Now you have a Twilio-powered device that keeps watch over dangerous and remote locations and alerts stakeholders of intrusions or safety concerns.
You learned that Raspberry Pi is a great tool for IoT development. You can program a Raspberry Pi in your language of choice.
We used Functions, Twilio’s serverless environment, to take care of all the physical hardware, virtual machine operating system, and web server software management. That left us to worry about the code necessary to run the Security Camera. There, we made use of Twilio Sync which allowed us to share data across multiple devices, securely and efficiently with millisecond-level state synchronization.
Now that you see what’s possible with Programmable Wireless for IoT development, you're ready to build your own Twilio powered IoT device.
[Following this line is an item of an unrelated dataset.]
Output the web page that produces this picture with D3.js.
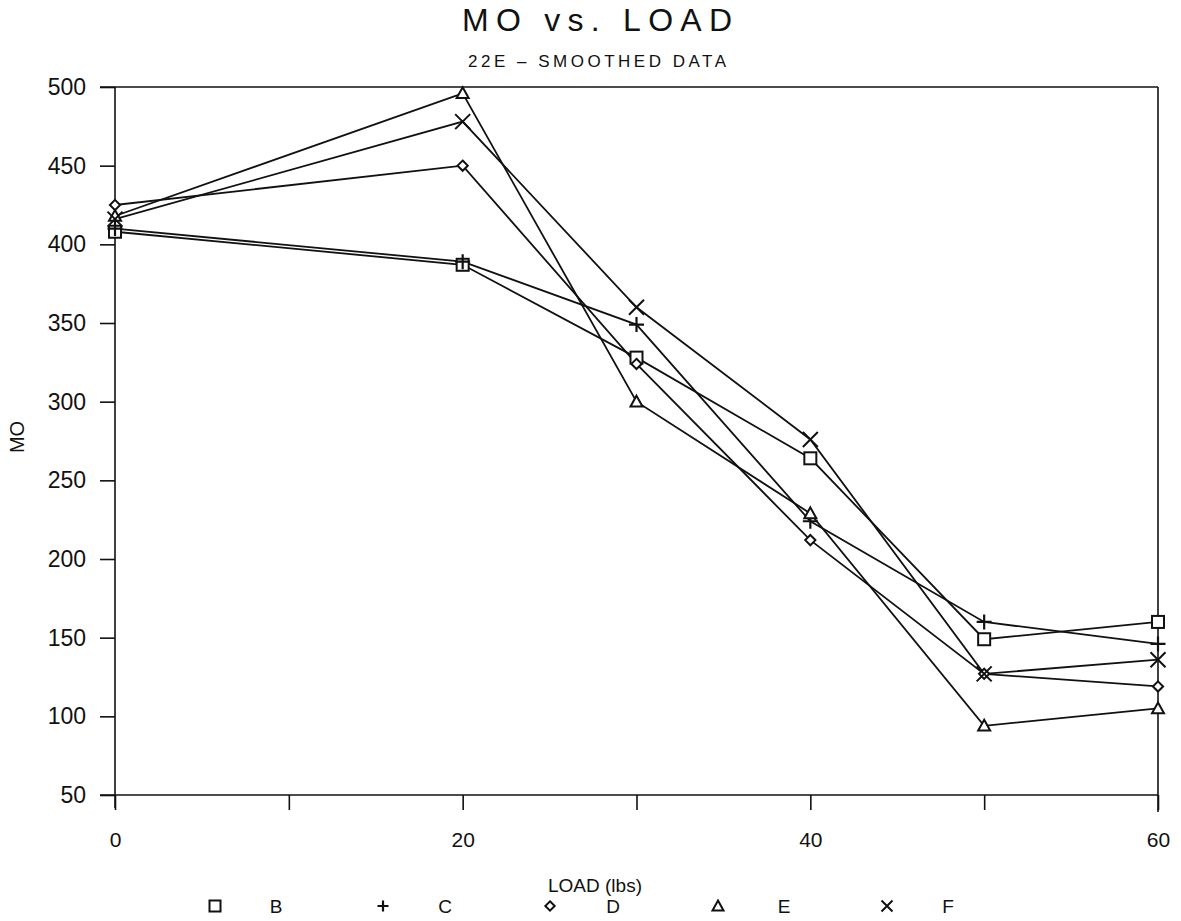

Twilio Programmable Wireless SIM Cards provide developer-friendly, reliable cellular technology so you can track and log the exact data you need in real-time. Remove the hassle from remote monitoring with the best practices discussed in this Blueprint designed to accelerate your business development.
Visit our Blueprints page for more use case centric walkthroughs like this one.
Need a 3d-printed case?
The Security Camera repository comes with CAD files designed for this 3D printout. You can find the CAD files in the models folder. Visit Voodoo Manufacturing to take advantage of their developer-first API driven 3d-printers to print out the models. Use Sculpteo to print out the acrylic to cover the sides of the Security Camera.
IMPORTANT: USB cellular modems come in many dimensions, thus the USB modem you select may be a tight fit. The USB cellular modem in the shopping cart does not fit in the Security Camera printout. You can use Bob’s Smith's Super Thin Glue to keep the hardware secure in the 3d-printout, or update the Security Camera body CAD file using one of the many CAD programs. This 3G USB cellular modem will fit in the 3d-printout in the repository.